SHORT PROBLEM
Give again only the lines running from the one with "Reproduce this chart with D3.js." through the one with "i) => colors[i]);", inclusive. Omit every picture.

Code that draws figures:

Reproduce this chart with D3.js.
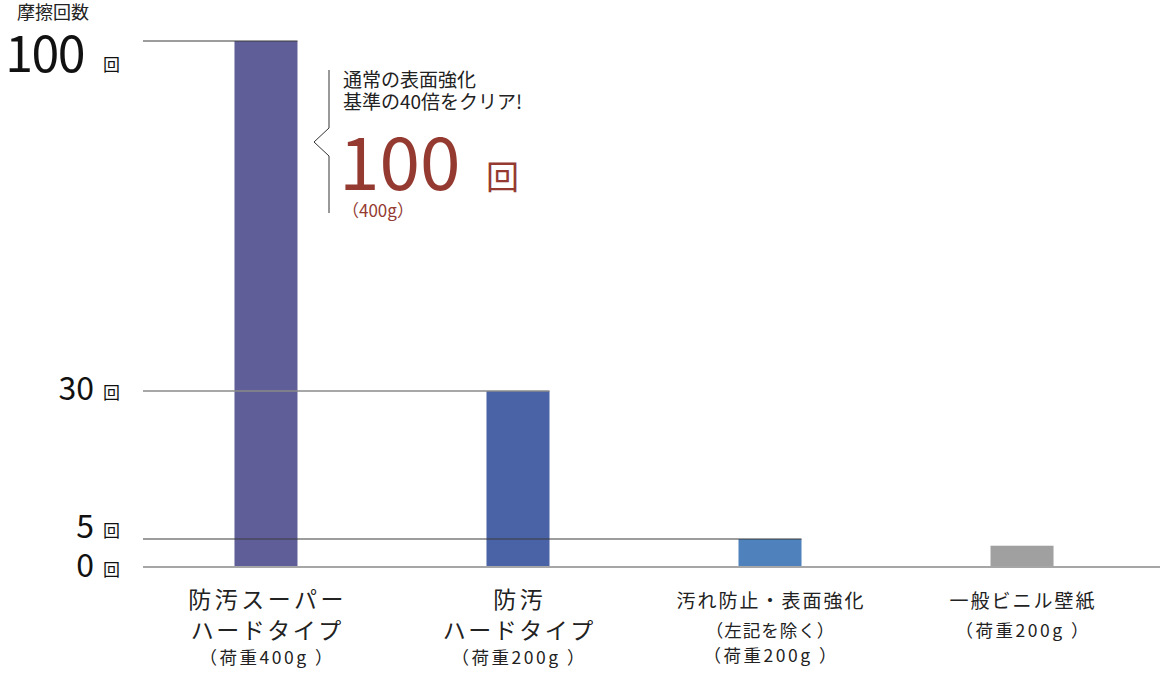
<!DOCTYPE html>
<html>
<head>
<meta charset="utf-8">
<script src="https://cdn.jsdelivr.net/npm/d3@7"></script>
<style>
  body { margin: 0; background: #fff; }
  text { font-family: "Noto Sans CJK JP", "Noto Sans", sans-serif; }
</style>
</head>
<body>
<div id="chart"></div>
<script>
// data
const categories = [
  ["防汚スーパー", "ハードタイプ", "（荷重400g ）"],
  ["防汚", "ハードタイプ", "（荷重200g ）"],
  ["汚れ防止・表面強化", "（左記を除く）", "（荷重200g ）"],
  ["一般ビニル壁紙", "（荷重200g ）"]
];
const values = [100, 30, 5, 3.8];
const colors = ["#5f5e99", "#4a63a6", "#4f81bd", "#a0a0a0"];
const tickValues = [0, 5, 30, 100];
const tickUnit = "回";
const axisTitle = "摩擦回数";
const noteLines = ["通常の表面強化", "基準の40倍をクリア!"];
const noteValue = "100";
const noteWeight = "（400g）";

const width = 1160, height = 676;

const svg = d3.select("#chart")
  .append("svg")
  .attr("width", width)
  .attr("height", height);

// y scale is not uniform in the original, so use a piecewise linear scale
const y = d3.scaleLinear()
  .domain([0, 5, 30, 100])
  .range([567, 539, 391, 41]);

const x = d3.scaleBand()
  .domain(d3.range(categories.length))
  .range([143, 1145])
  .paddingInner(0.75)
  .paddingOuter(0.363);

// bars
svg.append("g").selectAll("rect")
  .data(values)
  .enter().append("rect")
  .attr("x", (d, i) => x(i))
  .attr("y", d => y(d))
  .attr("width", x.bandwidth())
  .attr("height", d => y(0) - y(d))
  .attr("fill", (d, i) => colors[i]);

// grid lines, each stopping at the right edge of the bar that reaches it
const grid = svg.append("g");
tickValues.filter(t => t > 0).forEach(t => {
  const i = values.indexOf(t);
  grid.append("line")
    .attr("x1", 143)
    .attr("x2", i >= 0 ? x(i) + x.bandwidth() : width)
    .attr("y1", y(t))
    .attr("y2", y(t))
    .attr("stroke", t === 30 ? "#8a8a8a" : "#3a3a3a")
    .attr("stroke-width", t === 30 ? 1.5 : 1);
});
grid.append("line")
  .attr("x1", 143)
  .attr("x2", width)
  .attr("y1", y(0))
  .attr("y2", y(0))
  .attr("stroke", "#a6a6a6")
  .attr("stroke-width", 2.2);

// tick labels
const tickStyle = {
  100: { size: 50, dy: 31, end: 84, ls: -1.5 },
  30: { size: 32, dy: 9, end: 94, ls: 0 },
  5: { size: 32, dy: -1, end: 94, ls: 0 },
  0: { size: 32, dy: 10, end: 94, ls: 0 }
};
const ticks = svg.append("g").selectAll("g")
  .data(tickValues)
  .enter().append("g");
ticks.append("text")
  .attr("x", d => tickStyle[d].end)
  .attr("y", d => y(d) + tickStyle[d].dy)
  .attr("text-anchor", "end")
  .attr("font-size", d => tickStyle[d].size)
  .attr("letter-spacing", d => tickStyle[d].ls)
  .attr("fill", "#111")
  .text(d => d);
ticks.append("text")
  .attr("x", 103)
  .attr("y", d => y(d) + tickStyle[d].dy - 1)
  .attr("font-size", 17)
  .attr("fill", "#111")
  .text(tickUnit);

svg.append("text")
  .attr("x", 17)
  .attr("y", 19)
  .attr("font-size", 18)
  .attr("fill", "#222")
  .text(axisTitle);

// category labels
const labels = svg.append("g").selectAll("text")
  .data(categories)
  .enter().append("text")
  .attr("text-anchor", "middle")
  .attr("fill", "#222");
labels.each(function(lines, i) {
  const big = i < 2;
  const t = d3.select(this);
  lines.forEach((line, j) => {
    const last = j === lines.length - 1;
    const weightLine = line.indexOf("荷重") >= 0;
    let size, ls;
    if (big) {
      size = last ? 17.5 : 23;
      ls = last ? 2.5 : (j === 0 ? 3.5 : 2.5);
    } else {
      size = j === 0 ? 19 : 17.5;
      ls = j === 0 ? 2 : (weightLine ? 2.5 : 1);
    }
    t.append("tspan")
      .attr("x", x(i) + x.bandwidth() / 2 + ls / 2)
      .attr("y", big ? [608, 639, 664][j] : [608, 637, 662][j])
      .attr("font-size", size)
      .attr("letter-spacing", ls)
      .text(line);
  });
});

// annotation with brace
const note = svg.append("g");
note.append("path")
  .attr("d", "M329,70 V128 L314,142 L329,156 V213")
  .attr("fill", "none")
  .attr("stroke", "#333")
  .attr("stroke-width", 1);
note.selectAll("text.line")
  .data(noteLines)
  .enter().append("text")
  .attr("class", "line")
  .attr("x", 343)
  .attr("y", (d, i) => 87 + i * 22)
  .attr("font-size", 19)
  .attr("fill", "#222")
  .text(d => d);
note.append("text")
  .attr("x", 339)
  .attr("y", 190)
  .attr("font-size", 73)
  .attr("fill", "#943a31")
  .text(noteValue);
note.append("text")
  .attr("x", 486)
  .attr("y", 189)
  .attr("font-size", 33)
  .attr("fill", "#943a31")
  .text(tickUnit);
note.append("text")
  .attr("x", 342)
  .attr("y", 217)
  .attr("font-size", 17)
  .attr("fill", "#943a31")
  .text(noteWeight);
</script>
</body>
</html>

--

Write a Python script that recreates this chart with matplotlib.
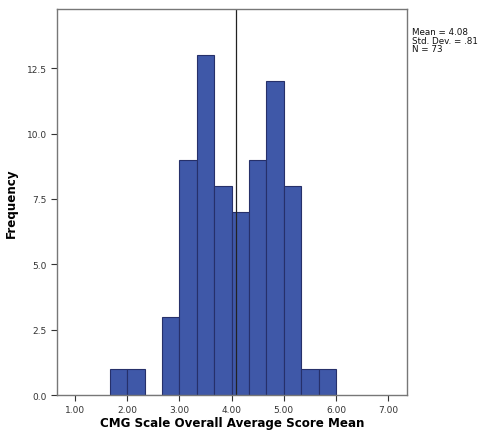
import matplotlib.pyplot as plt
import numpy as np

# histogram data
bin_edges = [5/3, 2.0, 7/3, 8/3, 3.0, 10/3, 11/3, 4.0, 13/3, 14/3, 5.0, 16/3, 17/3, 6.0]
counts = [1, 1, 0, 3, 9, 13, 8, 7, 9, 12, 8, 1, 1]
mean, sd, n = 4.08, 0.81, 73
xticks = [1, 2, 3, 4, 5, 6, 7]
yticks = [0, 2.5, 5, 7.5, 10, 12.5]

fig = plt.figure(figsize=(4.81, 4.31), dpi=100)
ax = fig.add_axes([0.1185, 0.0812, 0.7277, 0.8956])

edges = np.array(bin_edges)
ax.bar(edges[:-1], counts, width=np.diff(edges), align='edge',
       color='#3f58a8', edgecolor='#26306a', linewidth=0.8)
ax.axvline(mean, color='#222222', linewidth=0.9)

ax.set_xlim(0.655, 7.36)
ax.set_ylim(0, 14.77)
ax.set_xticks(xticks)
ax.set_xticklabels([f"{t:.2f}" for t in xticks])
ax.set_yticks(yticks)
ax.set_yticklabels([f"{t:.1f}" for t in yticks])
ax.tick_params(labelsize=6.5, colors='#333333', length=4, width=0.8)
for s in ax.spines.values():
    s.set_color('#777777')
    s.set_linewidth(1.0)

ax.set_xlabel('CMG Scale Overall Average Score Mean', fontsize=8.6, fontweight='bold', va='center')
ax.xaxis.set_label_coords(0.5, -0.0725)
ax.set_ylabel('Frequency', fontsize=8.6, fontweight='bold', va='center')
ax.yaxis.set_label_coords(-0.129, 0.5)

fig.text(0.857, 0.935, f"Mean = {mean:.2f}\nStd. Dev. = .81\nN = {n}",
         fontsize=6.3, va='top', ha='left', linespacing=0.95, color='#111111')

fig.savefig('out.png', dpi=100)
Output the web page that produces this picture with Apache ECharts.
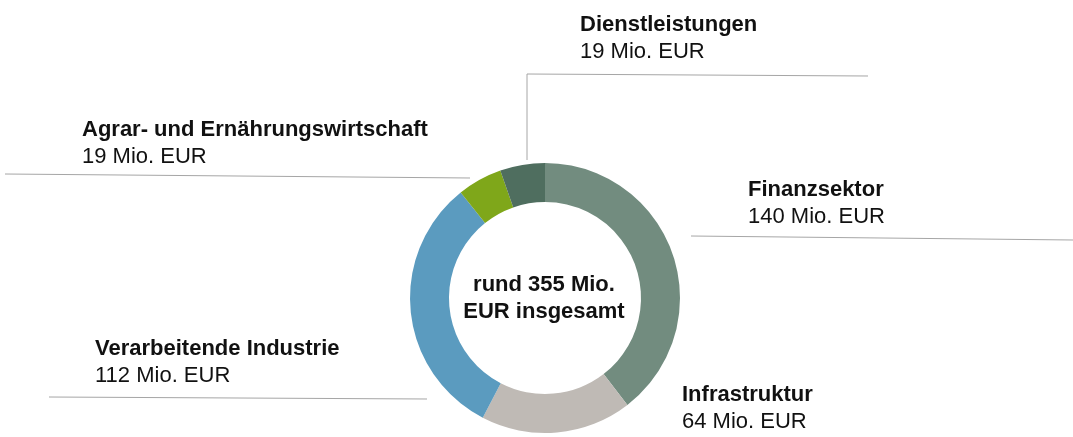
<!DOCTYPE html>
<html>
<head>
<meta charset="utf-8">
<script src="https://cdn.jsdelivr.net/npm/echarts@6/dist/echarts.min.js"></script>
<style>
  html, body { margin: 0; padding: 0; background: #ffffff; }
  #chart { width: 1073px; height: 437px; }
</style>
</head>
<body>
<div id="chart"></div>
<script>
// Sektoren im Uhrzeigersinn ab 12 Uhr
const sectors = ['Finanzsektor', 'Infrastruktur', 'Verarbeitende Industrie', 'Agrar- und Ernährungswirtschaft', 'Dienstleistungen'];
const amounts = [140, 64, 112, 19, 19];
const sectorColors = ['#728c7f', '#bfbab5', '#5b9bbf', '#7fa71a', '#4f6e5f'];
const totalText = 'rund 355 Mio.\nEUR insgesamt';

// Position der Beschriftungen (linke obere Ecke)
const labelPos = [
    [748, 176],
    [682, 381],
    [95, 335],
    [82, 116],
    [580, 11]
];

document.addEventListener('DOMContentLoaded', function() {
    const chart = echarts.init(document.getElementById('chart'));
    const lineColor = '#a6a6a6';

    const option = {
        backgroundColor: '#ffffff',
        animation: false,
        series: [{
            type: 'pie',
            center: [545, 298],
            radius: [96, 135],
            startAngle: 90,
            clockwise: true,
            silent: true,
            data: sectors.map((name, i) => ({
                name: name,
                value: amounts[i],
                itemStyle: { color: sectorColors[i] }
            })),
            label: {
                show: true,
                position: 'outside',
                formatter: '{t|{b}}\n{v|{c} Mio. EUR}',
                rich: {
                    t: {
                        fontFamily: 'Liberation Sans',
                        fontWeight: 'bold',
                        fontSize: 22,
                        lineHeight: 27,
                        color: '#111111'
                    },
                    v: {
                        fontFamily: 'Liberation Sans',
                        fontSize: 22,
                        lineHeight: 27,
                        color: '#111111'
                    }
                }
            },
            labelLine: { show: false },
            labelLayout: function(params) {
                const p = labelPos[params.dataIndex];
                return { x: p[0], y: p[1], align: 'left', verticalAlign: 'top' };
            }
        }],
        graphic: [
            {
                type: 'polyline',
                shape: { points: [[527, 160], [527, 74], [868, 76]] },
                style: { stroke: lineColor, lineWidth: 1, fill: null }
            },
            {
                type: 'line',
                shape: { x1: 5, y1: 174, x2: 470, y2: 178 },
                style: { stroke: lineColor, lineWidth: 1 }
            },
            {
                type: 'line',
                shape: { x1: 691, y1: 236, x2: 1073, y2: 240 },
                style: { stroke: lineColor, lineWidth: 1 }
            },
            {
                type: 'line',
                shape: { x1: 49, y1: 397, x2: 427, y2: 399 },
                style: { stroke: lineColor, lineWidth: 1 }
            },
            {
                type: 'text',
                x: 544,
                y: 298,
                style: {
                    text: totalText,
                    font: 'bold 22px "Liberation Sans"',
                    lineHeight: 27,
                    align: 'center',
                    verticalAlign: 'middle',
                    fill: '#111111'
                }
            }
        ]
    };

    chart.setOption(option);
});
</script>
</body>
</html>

* * *

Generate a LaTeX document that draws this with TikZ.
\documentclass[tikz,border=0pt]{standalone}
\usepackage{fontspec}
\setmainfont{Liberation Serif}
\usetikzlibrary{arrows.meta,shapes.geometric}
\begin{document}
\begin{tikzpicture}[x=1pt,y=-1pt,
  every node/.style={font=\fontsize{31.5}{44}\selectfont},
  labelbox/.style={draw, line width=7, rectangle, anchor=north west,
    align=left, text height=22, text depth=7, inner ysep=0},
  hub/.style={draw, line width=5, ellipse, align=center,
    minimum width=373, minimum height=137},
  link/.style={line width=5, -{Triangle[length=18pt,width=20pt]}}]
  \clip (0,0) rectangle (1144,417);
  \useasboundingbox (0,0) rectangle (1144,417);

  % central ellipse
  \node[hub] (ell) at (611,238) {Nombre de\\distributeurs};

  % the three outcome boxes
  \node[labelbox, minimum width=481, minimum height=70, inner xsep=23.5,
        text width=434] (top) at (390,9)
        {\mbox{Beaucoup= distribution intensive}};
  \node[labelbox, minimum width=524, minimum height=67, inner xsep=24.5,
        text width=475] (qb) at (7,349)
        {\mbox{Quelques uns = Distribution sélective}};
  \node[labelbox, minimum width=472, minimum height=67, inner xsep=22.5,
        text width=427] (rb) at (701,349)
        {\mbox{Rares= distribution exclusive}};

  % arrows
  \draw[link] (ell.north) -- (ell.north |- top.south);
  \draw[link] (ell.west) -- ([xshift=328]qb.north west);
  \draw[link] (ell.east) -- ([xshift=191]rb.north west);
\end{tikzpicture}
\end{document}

WRITTEN RESPONSE
Reproduce this chart with D3.js.
<!DOCTYPE html>
<html>
<head>
<meta charset="utf-8">
<script src="https://cdn.jsdelivr.net/npm/d3@7"></script>
<style>
  body { margin: 0; background: #fff; }
  text { font-family: "Noto Sans CJK JP", "Noto Sans", sans-serif; }
</style>
</head>
<body>
<div id="chart"></div>
<script>
// data
const categories = [
  ["防汚スーパー", "ハードタイプ", "（荷重400g ）"],
  ["防汚", "ハードタイプ", "（荷重200g ）"],
  ["汚れ防止・表面強化", "（左記を除く）", "（荷重200g ）"],
  ["一般ビニル壁紙", "（荷重200g ）"]
];
const values = [100, 30, 5, 3.8];
const colors = ["#5f5e99", "#4a63a6", "#4f81bd", "#a0a0a0"];
const tickValues = [0, 5, 30, 100];
const tickUnit = "回";
const axisTitle = "摩擦回数";
const noteLines = ["通常の表面強化", "基準の40倍をクリア!"];
const noteValue = "100";
const noteWeight = "（400g）";

const width = 1160, height = 676;

const svg = d3.select("#chart")
  .append("svg")
  .attr("width", width)
  .attr("height", height);

// y scale is not uniform in the original, so use a piecewise linear scale
const y = d3.scaleLinear()
  .domain([0, 5, 30, 100])
  .range([567, 539, 391, 41]);

const x = d3.scaleBand()
  .domain(d3.range(categories.length))
  .range([143, 1145])
  .paddingInner(0.75)
  .paddingOuter(0.363);

// bars
svg.append("g").selectAll("rect")
  .data(values)
  .enter().append("rect")
  .attr("x", (d, i) => x(i))
  .attr("y", d => y(d))
  .attr("width", x.bandwidth())
  .attr("height", d => y(0) - y(d))
  .attr("fill", (d, i) => colors[i]);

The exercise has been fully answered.